Eleição de Orsi pode ser esperança para Lula, que busca a integração regional
Outro ponto destacado por especialistas e que pode ganhar força com a eleição de Yamandú Orsi no Uruguai é a integração regional. Feliú acredita que o novo presidente uruguaio deve se alinhar a Lula para impulsionar o alinhamento político e econômico entre os países da América do Sul, incluindo uma possível reativação da União de Nações Sul-Americanas (Unasul), que perdeu relevância nos últimos anos.
Desde seu retorno a Planalto, em 2023, Lula enfrenta o desafios na integração regional, especialmente devido a dificuldades em estabelecer relações construtivas com líderes de diferentes espectros ideológicos.
Apesar de manter um relacionamento diplomático considerado harmonioso com Luis Lacalle Pou, o ex-presidente uruguaio frequentemente antagonizava o petista em temas sensíveis, como a crise política na Venezuela e os esforços de integração sul-americana.
Em uma tentativa de revitalizar a Unasul, Lula organizou em 2023 uma cúpula em Brasília, reunindo os líderes sul-americanos. Lacalle Pou, no entanto, demonstrou resistência ao bloco, criticando o viés político de esquerda predominante e reprovando a postura de Lula diante do regime do ditador Nicolás Maduro na Venezuela.
A ascensão de Javier Milei à presidência da Argentina representou um obstáculo adicional para os planos de integração de Lula. A divergência ideológica entre os dois líderes contribuiu para o enfraquecimento da relação entre Brasil e Argentina, tradicionalmente um dos pilares da cooperação sul-americana.
Segundo Feliú, esse cenário compromete o papel de Lula como líder regional e torna o próximo ano ainda mais desafiador, especialmente com a eleição de Donald Trump nos Estados Unidos.

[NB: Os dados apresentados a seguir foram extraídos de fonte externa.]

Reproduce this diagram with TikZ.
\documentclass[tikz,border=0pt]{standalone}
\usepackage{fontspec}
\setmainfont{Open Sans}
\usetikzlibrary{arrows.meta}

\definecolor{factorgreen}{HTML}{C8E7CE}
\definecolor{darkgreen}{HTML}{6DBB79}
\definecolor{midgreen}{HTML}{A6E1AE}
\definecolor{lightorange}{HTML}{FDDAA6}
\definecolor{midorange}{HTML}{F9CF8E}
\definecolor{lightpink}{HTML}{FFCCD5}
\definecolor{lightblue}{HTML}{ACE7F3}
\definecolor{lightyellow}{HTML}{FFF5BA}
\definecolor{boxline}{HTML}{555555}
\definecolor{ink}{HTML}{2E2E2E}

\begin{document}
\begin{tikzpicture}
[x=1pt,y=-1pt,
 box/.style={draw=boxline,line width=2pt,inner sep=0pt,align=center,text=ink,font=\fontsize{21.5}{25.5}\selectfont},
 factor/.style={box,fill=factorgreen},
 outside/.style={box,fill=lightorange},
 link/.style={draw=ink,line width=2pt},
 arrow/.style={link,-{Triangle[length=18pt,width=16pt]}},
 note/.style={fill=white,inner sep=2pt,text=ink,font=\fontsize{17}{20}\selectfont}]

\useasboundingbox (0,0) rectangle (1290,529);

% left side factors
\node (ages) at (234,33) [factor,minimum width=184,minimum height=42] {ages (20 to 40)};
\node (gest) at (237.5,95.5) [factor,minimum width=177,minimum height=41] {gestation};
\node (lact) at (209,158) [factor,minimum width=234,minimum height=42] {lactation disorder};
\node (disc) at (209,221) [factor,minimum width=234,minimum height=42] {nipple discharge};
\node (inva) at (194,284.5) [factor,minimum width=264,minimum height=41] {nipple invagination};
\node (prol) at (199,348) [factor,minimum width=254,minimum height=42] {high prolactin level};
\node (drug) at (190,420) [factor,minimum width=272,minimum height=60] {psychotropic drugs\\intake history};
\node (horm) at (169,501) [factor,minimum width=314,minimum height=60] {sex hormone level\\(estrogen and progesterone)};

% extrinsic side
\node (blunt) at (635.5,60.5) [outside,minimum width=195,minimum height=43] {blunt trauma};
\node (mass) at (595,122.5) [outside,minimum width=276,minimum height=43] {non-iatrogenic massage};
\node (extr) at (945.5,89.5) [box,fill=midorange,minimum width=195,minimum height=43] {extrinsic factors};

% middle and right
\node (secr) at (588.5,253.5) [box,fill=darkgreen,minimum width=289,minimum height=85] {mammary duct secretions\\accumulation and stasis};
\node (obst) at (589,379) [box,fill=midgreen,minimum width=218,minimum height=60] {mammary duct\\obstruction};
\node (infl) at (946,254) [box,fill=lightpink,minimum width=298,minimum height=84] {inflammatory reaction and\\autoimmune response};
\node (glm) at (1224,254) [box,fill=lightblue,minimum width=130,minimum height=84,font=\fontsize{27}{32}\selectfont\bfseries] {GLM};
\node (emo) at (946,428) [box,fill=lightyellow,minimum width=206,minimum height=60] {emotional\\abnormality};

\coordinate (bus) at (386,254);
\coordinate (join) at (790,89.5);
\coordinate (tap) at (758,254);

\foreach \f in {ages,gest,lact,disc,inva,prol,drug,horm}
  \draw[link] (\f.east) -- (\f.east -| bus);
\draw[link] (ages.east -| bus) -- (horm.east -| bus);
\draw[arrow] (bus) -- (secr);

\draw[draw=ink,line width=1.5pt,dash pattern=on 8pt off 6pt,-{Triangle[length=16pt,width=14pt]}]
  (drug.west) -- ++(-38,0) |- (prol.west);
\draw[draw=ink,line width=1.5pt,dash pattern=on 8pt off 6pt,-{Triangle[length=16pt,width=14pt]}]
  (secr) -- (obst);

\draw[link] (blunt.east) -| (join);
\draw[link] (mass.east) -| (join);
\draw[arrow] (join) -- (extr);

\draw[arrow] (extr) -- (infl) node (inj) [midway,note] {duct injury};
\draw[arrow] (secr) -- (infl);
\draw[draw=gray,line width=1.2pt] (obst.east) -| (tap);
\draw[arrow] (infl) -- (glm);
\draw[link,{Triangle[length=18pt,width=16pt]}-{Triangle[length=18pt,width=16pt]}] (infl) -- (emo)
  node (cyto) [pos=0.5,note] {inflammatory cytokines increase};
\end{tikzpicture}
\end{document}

A proximidade entre Milei e Trump, bem como a postura alinhada de Santiago Peña, presidente do Paraguai, são fatores que dificultam o avanço de uma agenda integradora. Feliú aponta que uma eventual indicação de um diplomata paraguaio para a secretaria-geral da Organização dos Estados Americanos (OEA), sob influência de Trump, seria mais um golpe para os esforços de Lula.